## THE PROBLEM
Each line from the one containing "Output the Python" through the one containing "import pandas as pd" is to be retyped exactly, both end lines included, and all other lines left out.

## DATA IN THIS EXERCISE
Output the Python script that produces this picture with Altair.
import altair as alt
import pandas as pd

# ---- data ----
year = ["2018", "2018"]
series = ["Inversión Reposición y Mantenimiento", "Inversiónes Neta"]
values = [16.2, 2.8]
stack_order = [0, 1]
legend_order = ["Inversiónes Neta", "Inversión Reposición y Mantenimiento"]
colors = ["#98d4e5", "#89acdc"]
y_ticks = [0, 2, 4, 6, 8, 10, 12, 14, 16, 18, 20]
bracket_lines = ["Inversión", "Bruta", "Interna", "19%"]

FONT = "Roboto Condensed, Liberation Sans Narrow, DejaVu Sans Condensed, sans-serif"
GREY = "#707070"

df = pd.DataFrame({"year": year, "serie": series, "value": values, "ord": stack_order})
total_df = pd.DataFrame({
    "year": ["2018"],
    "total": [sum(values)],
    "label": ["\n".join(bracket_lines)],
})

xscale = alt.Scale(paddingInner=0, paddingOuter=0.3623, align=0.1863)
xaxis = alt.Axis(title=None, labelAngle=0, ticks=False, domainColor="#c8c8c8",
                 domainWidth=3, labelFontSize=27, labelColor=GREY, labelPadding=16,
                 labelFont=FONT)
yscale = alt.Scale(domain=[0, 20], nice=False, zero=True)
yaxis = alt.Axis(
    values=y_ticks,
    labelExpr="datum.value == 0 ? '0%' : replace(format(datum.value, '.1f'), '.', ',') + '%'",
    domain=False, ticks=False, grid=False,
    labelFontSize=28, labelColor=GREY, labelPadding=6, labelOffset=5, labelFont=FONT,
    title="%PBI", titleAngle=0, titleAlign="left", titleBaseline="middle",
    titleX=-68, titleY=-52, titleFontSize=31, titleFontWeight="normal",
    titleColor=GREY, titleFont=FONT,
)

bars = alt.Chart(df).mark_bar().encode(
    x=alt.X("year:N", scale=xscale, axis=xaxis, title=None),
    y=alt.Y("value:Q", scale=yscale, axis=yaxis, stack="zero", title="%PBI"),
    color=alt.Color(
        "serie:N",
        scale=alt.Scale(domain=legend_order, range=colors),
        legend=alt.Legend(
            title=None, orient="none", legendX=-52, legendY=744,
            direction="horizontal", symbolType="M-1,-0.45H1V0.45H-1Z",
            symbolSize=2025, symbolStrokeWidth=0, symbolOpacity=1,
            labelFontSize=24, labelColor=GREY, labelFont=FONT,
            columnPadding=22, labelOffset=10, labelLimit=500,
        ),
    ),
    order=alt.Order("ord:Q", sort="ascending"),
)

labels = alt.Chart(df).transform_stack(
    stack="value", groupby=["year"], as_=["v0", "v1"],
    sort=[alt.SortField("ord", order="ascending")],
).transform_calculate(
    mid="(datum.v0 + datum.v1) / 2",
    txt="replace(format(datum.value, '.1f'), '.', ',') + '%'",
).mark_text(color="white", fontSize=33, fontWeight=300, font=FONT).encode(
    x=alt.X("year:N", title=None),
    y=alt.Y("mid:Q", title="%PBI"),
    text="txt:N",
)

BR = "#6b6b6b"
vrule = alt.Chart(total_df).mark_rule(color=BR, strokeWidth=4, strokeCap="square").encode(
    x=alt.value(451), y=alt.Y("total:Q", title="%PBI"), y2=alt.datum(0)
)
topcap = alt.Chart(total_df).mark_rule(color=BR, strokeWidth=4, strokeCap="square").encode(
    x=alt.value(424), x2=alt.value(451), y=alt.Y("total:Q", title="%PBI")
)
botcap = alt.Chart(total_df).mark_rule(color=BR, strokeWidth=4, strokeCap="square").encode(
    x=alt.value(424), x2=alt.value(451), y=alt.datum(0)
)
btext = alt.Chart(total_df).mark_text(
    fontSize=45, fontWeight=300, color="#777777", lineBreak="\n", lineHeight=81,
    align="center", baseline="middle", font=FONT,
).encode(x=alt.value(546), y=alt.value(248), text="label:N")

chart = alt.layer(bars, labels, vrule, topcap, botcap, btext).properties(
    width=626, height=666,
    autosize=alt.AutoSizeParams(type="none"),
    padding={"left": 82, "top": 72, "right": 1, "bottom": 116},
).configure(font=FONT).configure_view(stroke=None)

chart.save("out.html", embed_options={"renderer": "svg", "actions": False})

==

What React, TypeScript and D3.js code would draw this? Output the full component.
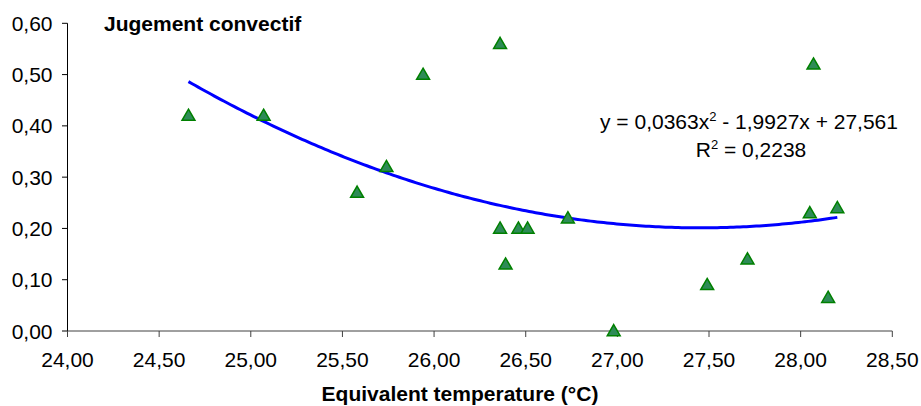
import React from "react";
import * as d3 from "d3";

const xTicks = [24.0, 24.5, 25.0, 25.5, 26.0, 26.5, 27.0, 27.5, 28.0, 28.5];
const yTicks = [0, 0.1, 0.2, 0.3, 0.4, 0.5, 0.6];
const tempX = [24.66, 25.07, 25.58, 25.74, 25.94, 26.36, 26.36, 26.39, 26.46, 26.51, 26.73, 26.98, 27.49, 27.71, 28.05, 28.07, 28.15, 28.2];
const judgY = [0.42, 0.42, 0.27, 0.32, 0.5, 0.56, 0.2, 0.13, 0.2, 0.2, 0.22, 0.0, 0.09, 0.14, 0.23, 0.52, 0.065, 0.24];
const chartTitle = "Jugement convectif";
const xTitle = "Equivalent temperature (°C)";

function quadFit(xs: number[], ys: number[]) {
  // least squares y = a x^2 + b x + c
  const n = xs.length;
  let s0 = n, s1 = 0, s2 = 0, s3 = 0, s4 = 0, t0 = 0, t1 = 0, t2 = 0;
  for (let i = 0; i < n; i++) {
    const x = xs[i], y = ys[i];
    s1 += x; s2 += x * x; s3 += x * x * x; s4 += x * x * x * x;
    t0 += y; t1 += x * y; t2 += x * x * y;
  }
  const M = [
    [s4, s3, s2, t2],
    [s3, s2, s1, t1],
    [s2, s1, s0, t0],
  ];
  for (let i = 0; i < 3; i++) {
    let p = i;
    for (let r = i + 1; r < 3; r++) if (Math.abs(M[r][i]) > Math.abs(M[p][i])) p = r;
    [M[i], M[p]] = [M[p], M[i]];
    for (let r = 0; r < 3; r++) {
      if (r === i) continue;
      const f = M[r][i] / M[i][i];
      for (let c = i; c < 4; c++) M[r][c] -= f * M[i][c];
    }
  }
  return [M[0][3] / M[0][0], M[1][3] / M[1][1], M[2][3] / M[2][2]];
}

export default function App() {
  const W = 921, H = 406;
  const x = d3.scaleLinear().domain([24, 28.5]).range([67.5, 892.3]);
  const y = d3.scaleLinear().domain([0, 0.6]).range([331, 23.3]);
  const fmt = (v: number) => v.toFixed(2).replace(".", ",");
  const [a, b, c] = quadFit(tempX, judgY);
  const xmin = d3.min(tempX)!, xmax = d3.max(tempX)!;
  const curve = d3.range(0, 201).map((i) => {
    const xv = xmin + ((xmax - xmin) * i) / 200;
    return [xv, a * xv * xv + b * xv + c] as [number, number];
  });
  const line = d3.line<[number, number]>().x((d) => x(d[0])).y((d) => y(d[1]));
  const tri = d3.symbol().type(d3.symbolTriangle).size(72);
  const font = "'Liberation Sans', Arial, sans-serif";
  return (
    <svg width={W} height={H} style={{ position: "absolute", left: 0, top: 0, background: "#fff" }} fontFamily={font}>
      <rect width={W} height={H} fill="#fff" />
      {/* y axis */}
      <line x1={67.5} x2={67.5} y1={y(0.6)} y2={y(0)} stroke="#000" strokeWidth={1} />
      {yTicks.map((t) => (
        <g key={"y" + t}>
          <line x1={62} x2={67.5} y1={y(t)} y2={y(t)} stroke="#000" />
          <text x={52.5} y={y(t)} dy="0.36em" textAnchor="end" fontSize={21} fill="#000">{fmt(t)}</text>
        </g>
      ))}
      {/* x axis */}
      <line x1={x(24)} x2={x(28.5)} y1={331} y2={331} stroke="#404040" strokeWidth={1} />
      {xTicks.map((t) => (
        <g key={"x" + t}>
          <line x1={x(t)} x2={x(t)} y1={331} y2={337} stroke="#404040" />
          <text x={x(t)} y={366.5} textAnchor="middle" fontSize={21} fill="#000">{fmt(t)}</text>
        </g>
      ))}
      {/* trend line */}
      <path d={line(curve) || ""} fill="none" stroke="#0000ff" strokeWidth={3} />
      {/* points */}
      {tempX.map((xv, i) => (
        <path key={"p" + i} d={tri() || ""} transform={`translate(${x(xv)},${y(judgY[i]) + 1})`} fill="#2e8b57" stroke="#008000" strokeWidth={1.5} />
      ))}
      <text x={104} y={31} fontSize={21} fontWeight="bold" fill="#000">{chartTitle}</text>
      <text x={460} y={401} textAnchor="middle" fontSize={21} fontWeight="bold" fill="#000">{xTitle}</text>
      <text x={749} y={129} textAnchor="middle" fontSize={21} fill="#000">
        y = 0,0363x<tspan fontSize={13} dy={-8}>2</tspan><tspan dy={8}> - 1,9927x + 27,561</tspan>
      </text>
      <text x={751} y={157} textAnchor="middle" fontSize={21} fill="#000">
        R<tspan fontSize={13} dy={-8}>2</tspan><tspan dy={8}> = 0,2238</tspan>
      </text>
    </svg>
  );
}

* * *

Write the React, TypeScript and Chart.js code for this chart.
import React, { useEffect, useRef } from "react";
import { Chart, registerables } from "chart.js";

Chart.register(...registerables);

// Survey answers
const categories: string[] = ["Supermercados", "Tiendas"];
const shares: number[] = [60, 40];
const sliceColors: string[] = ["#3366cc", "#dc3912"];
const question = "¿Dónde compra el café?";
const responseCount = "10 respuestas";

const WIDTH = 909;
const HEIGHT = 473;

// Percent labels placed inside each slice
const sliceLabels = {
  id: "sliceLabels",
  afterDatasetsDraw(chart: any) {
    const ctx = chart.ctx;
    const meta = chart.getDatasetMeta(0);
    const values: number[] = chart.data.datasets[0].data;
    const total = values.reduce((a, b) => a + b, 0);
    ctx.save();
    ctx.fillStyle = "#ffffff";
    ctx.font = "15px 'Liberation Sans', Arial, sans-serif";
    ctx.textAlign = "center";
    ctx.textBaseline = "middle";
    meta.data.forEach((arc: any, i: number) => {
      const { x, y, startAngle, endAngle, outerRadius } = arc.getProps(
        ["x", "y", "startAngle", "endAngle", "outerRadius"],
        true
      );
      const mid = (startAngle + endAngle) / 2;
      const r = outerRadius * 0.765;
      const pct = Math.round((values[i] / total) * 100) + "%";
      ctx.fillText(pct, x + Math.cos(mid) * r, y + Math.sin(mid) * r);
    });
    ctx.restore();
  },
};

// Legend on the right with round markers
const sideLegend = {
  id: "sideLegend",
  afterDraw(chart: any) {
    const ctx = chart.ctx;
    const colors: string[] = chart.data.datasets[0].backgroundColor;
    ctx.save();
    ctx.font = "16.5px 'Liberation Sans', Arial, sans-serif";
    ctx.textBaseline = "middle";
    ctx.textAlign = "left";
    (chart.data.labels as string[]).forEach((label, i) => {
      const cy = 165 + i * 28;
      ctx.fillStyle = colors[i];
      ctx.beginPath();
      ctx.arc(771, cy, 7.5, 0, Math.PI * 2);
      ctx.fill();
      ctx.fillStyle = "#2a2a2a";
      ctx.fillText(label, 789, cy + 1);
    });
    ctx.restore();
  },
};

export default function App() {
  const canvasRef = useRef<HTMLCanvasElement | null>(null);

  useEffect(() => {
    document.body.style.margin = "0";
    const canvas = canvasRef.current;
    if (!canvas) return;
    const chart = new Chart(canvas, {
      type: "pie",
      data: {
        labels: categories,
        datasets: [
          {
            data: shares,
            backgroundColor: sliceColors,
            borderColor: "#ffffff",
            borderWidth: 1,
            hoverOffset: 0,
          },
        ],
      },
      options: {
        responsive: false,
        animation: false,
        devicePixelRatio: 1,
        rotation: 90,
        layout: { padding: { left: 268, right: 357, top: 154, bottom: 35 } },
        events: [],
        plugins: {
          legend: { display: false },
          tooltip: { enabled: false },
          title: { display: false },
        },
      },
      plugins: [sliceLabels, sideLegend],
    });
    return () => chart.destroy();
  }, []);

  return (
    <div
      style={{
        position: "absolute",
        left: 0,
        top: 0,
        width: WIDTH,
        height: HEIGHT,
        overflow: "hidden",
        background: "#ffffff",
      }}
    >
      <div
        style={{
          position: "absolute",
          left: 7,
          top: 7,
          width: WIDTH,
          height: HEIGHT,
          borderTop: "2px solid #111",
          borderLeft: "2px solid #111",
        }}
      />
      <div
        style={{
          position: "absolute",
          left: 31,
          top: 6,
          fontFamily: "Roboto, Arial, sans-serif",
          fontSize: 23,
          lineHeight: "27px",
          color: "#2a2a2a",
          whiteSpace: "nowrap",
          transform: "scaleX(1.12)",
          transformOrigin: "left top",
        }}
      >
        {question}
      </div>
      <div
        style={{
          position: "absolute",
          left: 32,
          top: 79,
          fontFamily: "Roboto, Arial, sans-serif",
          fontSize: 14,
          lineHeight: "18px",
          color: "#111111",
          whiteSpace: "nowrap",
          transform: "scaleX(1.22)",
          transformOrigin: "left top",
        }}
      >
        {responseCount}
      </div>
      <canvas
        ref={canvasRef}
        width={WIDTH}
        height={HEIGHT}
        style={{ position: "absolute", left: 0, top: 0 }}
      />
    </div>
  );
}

## COMPLETED TASK
Output the Python script that produces this picture with Altair.
import altair as alt
import pandas as pd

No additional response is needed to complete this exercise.